SOURCE MATERIAL:

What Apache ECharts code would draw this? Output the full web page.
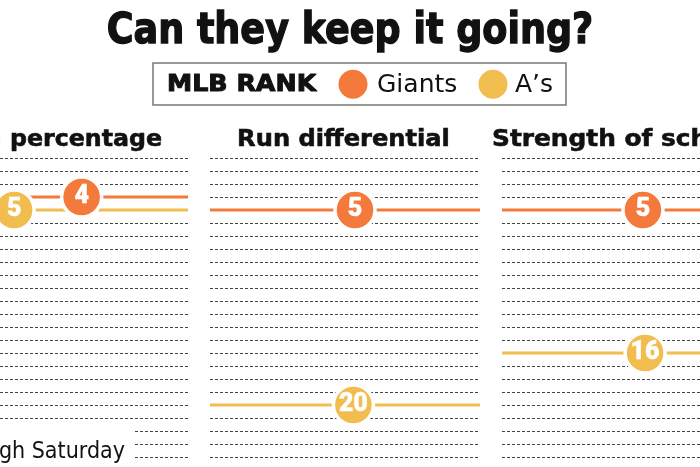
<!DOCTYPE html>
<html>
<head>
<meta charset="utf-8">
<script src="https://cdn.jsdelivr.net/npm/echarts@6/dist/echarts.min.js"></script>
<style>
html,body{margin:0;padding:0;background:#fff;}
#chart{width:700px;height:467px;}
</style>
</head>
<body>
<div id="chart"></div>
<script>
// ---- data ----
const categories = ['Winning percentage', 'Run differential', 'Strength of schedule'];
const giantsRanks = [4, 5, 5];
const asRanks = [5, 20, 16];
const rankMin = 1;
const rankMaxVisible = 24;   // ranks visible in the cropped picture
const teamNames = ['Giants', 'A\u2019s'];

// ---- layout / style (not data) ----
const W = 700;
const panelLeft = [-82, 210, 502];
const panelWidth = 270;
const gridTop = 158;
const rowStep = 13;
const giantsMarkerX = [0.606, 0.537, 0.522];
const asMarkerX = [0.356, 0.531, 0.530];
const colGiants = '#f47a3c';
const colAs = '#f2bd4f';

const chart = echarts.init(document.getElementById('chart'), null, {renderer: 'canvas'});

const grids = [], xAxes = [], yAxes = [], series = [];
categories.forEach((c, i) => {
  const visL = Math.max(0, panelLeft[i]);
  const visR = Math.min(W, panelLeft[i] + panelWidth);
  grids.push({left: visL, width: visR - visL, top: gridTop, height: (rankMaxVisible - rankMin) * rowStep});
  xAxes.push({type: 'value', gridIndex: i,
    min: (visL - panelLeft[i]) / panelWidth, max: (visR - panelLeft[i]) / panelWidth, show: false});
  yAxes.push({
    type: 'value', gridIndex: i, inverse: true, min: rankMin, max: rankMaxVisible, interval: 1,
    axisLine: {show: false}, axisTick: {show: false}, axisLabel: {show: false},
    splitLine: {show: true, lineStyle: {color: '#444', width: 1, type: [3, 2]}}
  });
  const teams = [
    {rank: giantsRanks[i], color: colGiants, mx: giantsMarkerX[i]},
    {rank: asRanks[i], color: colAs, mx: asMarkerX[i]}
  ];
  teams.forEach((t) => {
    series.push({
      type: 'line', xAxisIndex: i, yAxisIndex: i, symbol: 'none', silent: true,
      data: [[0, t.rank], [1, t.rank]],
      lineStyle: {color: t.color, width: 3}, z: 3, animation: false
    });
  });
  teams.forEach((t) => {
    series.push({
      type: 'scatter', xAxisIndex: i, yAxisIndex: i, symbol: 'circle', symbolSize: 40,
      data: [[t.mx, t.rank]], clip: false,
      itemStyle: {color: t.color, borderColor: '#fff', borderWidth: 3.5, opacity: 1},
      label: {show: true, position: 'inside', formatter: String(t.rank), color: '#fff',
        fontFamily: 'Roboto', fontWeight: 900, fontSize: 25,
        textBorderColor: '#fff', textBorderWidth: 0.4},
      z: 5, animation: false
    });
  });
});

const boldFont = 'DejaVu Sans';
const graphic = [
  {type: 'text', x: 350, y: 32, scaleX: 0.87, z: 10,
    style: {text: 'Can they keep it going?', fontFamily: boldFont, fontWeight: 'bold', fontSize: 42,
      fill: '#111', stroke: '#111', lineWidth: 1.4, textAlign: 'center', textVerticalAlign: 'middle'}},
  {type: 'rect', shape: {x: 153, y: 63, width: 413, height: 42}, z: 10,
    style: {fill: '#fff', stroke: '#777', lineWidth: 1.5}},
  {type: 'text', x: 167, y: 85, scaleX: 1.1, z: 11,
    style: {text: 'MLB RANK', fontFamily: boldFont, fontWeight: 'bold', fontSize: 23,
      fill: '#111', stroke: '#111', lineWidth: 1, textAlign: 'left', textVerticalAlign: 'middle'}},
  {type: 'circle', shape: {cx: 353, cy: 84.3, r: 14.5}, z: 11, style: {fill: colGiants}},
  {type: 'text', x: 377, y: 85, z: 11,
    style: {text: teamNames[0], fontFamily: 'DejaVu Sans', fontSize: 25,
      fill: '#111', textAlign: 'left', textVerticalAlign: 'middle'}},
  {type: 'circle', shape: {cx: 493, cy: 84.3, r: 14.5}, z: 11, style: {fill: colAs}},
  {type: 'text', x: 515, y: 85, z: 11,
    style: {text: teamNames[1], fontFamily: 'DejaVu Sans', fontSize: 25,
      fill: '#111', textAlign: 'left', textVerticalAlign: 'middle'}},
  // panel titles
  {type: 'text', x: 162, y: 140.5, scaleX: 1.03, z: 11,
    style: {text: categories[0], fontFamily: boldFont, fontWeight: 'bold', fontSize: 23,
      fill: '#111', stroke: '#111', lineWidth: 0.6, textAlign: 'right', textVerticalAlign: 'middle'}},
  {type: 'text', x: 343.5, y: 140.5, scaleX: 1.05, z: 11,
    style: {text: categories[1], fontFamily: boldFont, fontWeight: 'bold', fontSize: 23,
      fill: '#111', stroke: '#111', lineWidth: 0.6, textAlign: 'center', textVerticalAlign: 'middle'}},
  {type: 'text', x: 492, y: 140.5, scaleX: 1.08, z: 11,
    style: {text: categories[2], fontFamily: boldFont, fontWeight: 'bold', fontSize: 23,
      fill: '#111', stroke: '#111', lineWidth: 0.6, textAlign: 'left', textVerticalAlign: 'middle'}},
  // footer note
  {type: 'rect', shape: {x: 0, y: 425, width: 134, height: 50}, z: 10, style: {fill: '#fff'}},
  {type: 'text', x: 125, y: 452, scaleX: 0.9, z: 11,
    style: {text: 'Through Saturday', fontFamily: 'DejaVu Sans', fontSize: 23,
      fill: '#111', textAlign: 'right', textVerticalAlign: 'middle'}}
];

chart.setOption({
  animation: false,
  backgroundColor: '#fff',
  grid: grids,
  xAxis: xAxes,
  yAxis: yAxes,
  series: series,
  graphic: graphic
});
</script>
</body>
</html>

INSTRUCTIONS TO FOLLOW: Give the data again exactly as written, with all pictures left out.

RESULT OF THE TASK:
What Apache ECharts code would draw this? Output the full web page.
<!DOCTYPE html>
<html>
<head>
<meta charset="utf-8">
<script src="https://cdn.jsdelivr.net/npm/echarts@6/dist/echarts.min.js"></script>
<style>
html,body{margin:0;padding:0;background:#fff;}
#chart{width:700px;height:467px;}
</style>
</head>
<body>
<div id="chart"></div>
<script>
// ---- data ----
const categories = ['Winning percentage', 'Run differential', 'Strength of schedule'];
const giantsRanks = [4, 5, 5];
const asRanks = [5, 20, 16];
const rankMin = 1;
const rankMaxVisible = 24;   // ranks visible in the cropped picture
const teamNames = ['Giants', 'A\u2019s'];

// ---- layout / style (not data) ----
const W = 700;
const panelLeft = [-82, 210, 502];
const panelWidth = 270;
const gridTop = 158;
const rowStep = 13;
const giantsMarkerX = [0.606, 0.537, 0.522];
const asMarkerX = [0.356, 0.531, 0.530];
const colGiants = '#f47a3c';
const colAs = '#f2bd4f';

const chart = echarts.init(document.getElementById('chart'), null, {renderer: 'canvas'});

const grids = [], xAxes = [], yAxes = [], series = [];
categories.forEach((c, i) => {
  const visL = Math.max(0, panelLeft[i]);
  const visR = Math.min(W, panelLeft[i] + panelWidth);
  grids.push({left: visL, width: visR - visL, top: gridTop, height: (rankMaxVisible - rankMin) * rowStep});
  xAxes.push({type: 'value', gridIndex: i,
    min: (visL - panelLeft[i]) / panelWidth, max: (visR - panelLeft[i]) / panelWidth, show: false});
  yAxes.push({
    type: 'value', gridIndex: i, inverse: true, min: rankMin, max: rankMaxVisible, interval: 1,
    axisLine: {show: false}, axisTick: {show: false}, axisLabel: {show: false},
    splitLine: {show: true, lineStyle: {color: '#444', width: 1, type: [3, 2]}}
  });
  const teams = [
    {rank: giantsRanks[i], color: colGiants, mx: giantsMarkerX[i]},
    {rank: asRanks[i], color: colAs, mx: asMarkerX[i]}
  ];
  teams.forEach((t) => {
    series.push({
      type: 'line', xAxisIndex: i, yAxisIndex: i, symbol: 'none', silent: true,
      data: [[0, t.rank], [1, t.rank]],
      lineStyle: {color: t.color, width: 3}, z: 3, animation: false
    });
  });
  teams.forEach((t) => {
    series.push({
      type: 'scatter', xAxisIndex: i, yAxisIndex: i, symbol: 'circle', symbolSize: 40,
      data: [[t.mx, t.rank]], clip: false,
      itemStyle: {color: t.color, borderColor: '#fff', borderWidth: 3.5, opacity: 1},
      label: {show: true, position: 'inside', formatter: String(t.rank), color: '#fff',
        fontFamily: 'Roboto', fontWeight: 900, fontSize: 25,
        textBorderColor: '#fff', textBorderWidth: 0.4},
      z: 5, animation: false
    });
  });
});

const boldFont = 'DejaVu Sans';
const graphic = [
  {type: 'text', x: 350, y: 32, scaleX: 0.87, z: 10,
    style: {text: 'Can they keep it going?', fontFamily: boldFont, fontWeight: 'bold', fontSize: 42,
      fill: '#111', stroke: '#111', lineWidth: 1.4, textAlign: 'center', textVerticalAlign: 'middle'}},
  {type: 'rect', shape: {x: 153, y: 63, width: 413, height: 42}, z: 10,
    style: {fill: '#fff', stroke: '#777', lineWidth: 1.5}},
  {type: 'text', x: 167, y: 85, scaleX: 1.1, z: 11,
    style: {text: 'MLB RANK', fontFamily: boldFont, fontWeight: 'bold', fontSize: 23,
      fill: '#111', stroke: '#111', lineWidth: 1, textAlign: 'left', textVerticalAlign: 'middle'}},
  {type: 'circle', shape: {cx: 353, cy: 84.3, r: 14.5}, z: 11, style: {fill: colGiants}},
  {type: 'text', x: 377, y: 85, z: 11,
    style: {text: teamNames[0], fontFamily: 'DejaVu Sans', fontSize: 25,
      fill: '#111', textAlign: 'left', textVerticalAlign: 'middle'}},
  {type: 'circle', shape: {cx: 493, cy: 84.3, r: 14.5}, z: 11, style: {fill: colAs}},
  {type: 'text', x: 515, y: 85, z: 11,
    style: {text: teamNames[1], fontFamily: 'DejaVu Sans', fontSize: 25,
      fill: '#111', textAlign: 'left', textVerticalAlign: 'middle'}},
  // panel titles
  {type: 'text', x: 162, y: 140.5, scaleX: 1.03, z: 11,
    style: {text: categories[0], fontFamily: boldFont, fontWeight: 'bold', fontSize: 23,
      fill: '#111', stroke: '#111', lineWidth: 0.6, textAlign: 'right', textVerticalAlign: 'middle'}},
  {type: 'text', x: 343.5, y: 140.5, scaleX: 1.05, z: 11,
    style: {text: categories[1], fontFamily: boldFont, fontWeight: 'bold', fontSize: 23,
      fill: '#111', stroke: '#111', lineWidth: 0.6, textAlign: 'center', textVerticalAlign: 'middle'}},
  {type: 'text', x: 492, y: 140.5, scaleX: 1.08, z: 11,
    style: {text: categories[2], fontFamily: boldFont, fontWeight: 'bold', fontSize: 23,
      fill: '#111', stroke: '#111', lineWidth: 0.6, textAlign: 'left', textVerticalAlign: 'middle'}},
  // footer note
  {type: 'rect', shape: {x: 0, y: 425, width: 134, height: 50}, z: 10, style: {fill: '#fff'}},
  {type: 'text', x: 125, y: 452, scaleX: 0.9, z: 11,
    style: {text: 'Through Saturday', fontFamily: 'DejaVu Sans', fontSize: 23,
      fill: '#111', textAlign: 'right', textVerticalAlign: 'middle'}}
];

chart.setOption({
  animation: false,
  backgroundColor: '#fff',
  grid: grids,
  xAxis: xAxes,
  yAxis: yAxes,
  series: series,
  graphic: graphic
});
</script>
</body>
</html>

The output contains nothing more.